In 1958 W. G. Clark was elected Sheriff of Cumberland County. He served as Sheriff until he retired in 1973 turning his unfinished term over to Ottis F. Jones. Sheriff Jones was the last Sheriff to operate the Cumberland County Sheriff’s Office out of the historic 1924 Courthouse on Gillespie Street. In 1975, the Sheriff’s Office moved to the new Law Enforcement Center on Dick Street, under Jones’ administration. Sheriff Jones died while in office in 1987.
In 1987, after the death of the late Sheriff Jones, Morris Bedsole was appointed to fill the remainder of Sheriff Jones’ term, by County Commissioners. At the time of his appointment, Sheriff Bedsole was the Chairman of the Cumberland County Board of Commissioners. At the end of Sheriff Jones’ term, Sheriff Bedsole was successfully elected to the Office of Sheriff. Sheriff Bedsole remained Sheriff until 1994. Sheriff Bedsole did not seek re-election.
In 1994, Earl R. Butler a well-known high school and college football star, and a District Supervisor with the North Carolina Department of Probation and Parole, was elected Sheriff of Cumberland County. During Butler’s career as Sheriff of Cumberland County, he served on many state boards to include the Governor’s Crime Commission and the President of the North Carolina Sheriff’s Association. During Butler’s tenure as Sheriff, the Cumberland County Sheriff’s Office was nationally and internationally accredited. It is one of only five Sheriff’s Offices in the state to hold this honor. After 22 years in office Sheriff Butler retired in December 2016. Sheriff Butler requested the County Commissioners to appoint Chief Deputy Ennis Wright to fulfill the remainder of his term.
On January 03, 2017, Ennis W. Wright was appointed Sheriff by County Commissioners with a unanimous vote.
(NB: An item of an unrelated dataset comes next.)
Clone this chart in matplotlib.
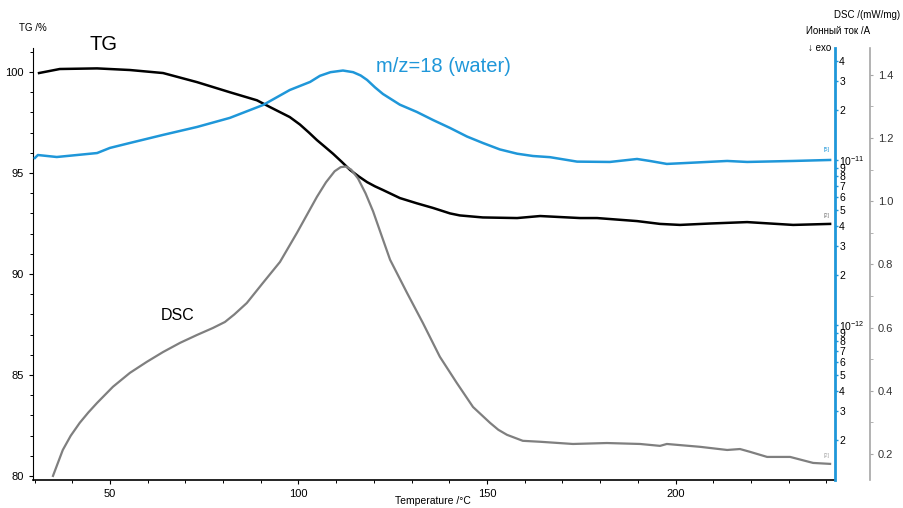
import math

import matplotlib

matplotlib.use("Agg")
import matplotlib.pyplot as plt
from matplotlib.ticker import MultipleLocator, FixedLocator, FuncFormatter

plt.rcParams["font.family"] = ["Liberation Sans", "DejaVu Sans"]
plt.rcParams["mathtext.fontset"] = "custom"
plt.rcParams["mathtext.rm"] = "Liberation Sans"
plt.rcParams["mathtext.it"] = "Liberation Sans:italic"

# ==================== Data ====================
tg_temp = [31.2, 36.7, 46.6, 55.3, 64.1, 73.1, 81.8, 89.0, 92.4, 97.7, 100.4, 102.8,
           104.9, 107.0, 109.2, 111.5, 113.7, 116.0, 118.2, 120.3, 122.4, 126.9,
           131.4, 135.7, 140.2, 142.8, 148.9, 158.0, 164.1, 174.7, 179.2, 189.8,
           195.9, 201.2, 209.2, 219.0, 231.2, 241.0]
tg_val = [99.95, 100.15, 100.18, 100.1, 99.95, 99.5, 99.0, 98.6, 98.27, 97.77, 97.4, 97.0,
          96.63, 96.3, 95.95, 95.55, 95.15, 94.83, 94.55, 94.34, 94.16, 93.76,
          93.5, 93.27, 93.0, 92.9, 92.8, 92.77, 92.87, 92.77, 92.77, 92.62,
          92.48, 92.43, 92.5, 92.57, 92.43, 92.48]

ms_temp = [30.1, 30.9, 35.9, 46.6, 50.0, 55.3, 64.1, 73.1, 81.8, 90.6, 97.7, 103.1,
           105.7, 108.5, 111.8, 114.5, 116.5, 118.2, 120.3, 122.4, 126.9, 131.4,
           135.7, 140.2, 144.7, 148.9, 153.4, 158.0, 162.2, 166.7, 173.9, 182.6,
           189.8, 193.2, 197.7, 203.1, 213.7, 219.0, 231.2, 241.0]
ms_log = [-10.988, -10.970, -10.982, -10.958, -10.927, -10.897, -10.848, -10.800,
          -10.745, -10.667, -10.576, -10.527, -10.490, -10.468, -10.458, -10.468,
          -10.488, -10.515, -10.560, -10.600, -10.665, -10.709, -10.758, -10.806,
          -10.858, -10.897, -10.936, -10.962, -10.976, -10.983, -11.010, -11.012,
          -10.994, -11.006, -11.024, -11.018, -11.006, -11.012, -11.006, -11.0]
ms_val = [10 ** v for v in ms_log]

dsc_temp = [34.9, 36.2, 37.5, 39.6, 42.0, 44.3, 46.6, 50.8, 55.3, 59.8, 64.1, 68.6,
            73.1, 77.3, 80.5, 83.0, 86.3, 90.6, 95.1, 99.6, 104.9, 107.3, 109.6,
            111.2, 112.6, 114.0, 115.8, 117.8, 119.8, 122.0, 124.3, 128.8, 133.0,
            137.5, 142.0, 146.3, 150.8, 153.0, 155.3, 159.5, 164.1, 172.8, 181.8,
            190.6, 195.9, 197.7, 206.5, 213.7, 217.1, 219.8, 224.3, 230.4, 236.5, 241.0]
dsc_val = [0.131, 0.172, 0.213, 0.258, 0.299, 0.332, 0.362, 0.413, 0.457, 0.492, 0.523,
           0.552, 0.577, 0.599, 0.618, 0.642, 0.678, 0.742, 0.808, 0.900, 1.014, 1.060,
           1.095, 1.108, 1.110, 1.100, 1.072, 1.025, 0.968, 0.893, 0.815, 0.710, 0.615,
           0.508, 0.425, 0.349, 0.299, 0.277, 0.261, 0.242, 0.239, 0.232, 0.235, 0.232,
           0.226, 0.232, 0.223, 0.213, 0.216, 0.207, 0.191, 0.191, 0.172, 0.169]

BLUE = "#1f97d9"
GRAY = "#7f7f7f"

# ==================== Figure ====================
fig = plt.figure(figsize=(9.04, 5.08), dpi=100)
ax = fig.add_axes([33 / 904, 1 - 480 / 508, (835 - 33) / 904, (480 - 48) / 508])
ax2 = ax.twinx()
ax3 = ax.twinx()

ax.plot(tg_temp, tg_val, color="black", lw=1.8, zorder=3)
ax2.plot(ms_temp, ms_val, color=BLUE, lw=1.8)
ax3.plot(dsc_temp, dsc_val, color=GRAY, lw=1.6)

# main axis (TG)
ax.set_xlim(29.6, 242.3)
ax.set_ylim(79.8, 101.19)
ax.xaxis.set_major_locator(MultipleLocator(50))
ax.xaxis.set_minor_locator(MultipleLocator(10))
ax.yaxis.set_major_locator(MultipleLocator(5))
ax.yaxis.set_minor_locator(MultipleLocator(1))
ax.tick_params(labelsize=8, length=3, width=0.8)
ax.tick_params(which="minor", length=2, width=0.7)
for side in ("top", "right"):
    ax.spines[side].set_visible(False)
ax.spines["bottom"].set_linewidth(1.2)

# ion current axis (log)
ms_lo, ms_hi = 1.15e-13, 4.77e-11
ax2.set_yscale("log")
ax2.set_ylim(ms_lo, ms_hi)
ax2.spines["right"].set_color(BLUE)
ax2.spines["right"].set_linewidth(2)
for side in ("top", "left", "bottom"):
    ax2.spines[side].set_visible(False)
ms_major = [1e-12, 1e-11]
ms_minor = [k * 10.0 ** e for e in (-13, -12, -11) for k in range(2, 10)
            if ms_lo <= k * 10.0 ** e <= ms_hi]
ax2.yaxis.set_major_locator(FixedLocator(ms_major))
ax2.yaxis.set_minor_locator(FixedLocator(ms_minor))
ax2.yaxis.set_major_formatter(
    FuncFormatter(lambda v, p: r"$\mathregular{10^{%d}}$" % round(math.log10(v))))
ax2.yaxis.set_minor_formatter(
    FuncFormatter(lambda v, p: "%d" % round(v / 10 ** math.floor(math.log10(v) + 1e-9))))
ax2.tick_params(axis="y", which="both", colors=BLUE, labelcolor="black",
                length=2, width=1, pad=1, labelsize=7.5)

# DSC axis
ax3.spines["right"].set_position(("outward", 25.2))
ax3.spines["right"].set_color("#a6a6a6")
ax3.spines["right"].set_linewidth(1.2)
for side in ("top", "left", "bottom"):
    ax3.spines[side].set_visible(False)
ax3.set_ylim(0.118, 1.485)
ax3.yaxis.set_major_locator(FixedLocator([0.2, 0.4, 0.6, 0.8, 1.0, 1.2, 1.4]))
ax3.yaxis.set_minor_locator(FixedLocator([0.3, 0.5, 0.7, 0.9, 1.1, 1.3]))
ax3.yaxis.set_major_formatter(FuncFormatter(lambda v, p: "%.1f" % v))
ax3.tick_params(axis="y", which="both", colors="#a6a6a6", labelcolor="#333333",
                labelsize=8, length=2)

# ==================== Texts ====================
fig.text(19 / 904, 1 - 28 / 508, "TG /%", fontsize=7, ha="left", va="center")
fig.text(900 / 904, 1 - 15 / 508, "DSC /(mW/mg)", fontsize=7, ha="right", va="center")
fig.text(806 / 904, 1 - 31 / 508, "Ионный ток /A", fontsize=7, ha="left", va="center")
fig.text(808 / 904, 1 - 48 / 508, "↓ exo", fontsize=7, ha="left", va="center")
fig.text(433 / 904, 1 - 501 / 508, "Temperature /°C", fontsize=7.5, ha="center", va="center")
fig.text(104 / 904, 1 - 45 / 508, "TG", fontsize=14.5, ha="center", va="center")
fig.text(443 / 904, 1 - 67 / 508, "m/z=18 (water)", fontsize=14.5, ha="center",
         va="center", color=BLUE)
fig.text(178 / 904, 1 - 316 / 508, "DSC", fontsize=11.5, ha="center", va="center")

# little curve markers at the right end
for y_px, label, col in ((150, "[5]", BLUE), (216, "[2]", GRAY), (455, "[2]", "#aaaaaa")):
    fig.text(827 / 904, 1 - y_px / 508, label, fontsize=4, ha="center", va="center", color=col)

fig.savefig("out.png", dpi=100)
plt.close(fig)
Wright had over 20 years as a law enforcement officer when Sheriff Butler’s request was made to the County Commissioners to appoint him as Sheriff. Wright’s law enforcement career started with attending Basic Law Enforcement Training at Robeson County Community College in Lumberton North Carolina. He was first employed at Spring Lake Police Department where he worked for three and a half years as a road officer prior to joining the Cumberland County Sheriff’s Office as a patrol deputy. Wright transitioned as a member of the Motors Section where he rose to the rank of Senior Sergeant, in charge of the Support Section for the Sheriff’s Office. With Wright’s promotion to Captain, he was assigned as Assistant Operations Commander.
Wright was promoted to the rank of Major where he was in charge of the Operations Division that consisted of the Uniform Patrol, Community Policing, Support, Motors, Interstate Criminal Enforcement, Canine, the Hazardous Device Unit, Special Response Team, and F Platoon (Reserves). Upon selection as Chief Deputy, Wright assumed supervision of the entire Sheriff’s Office.
Under Sheriff Wright’s command, the Cumberland County Sheriff’s Office has continued to be internationally accredited and to be an exemplary agency, recognized for its achievement and leadership.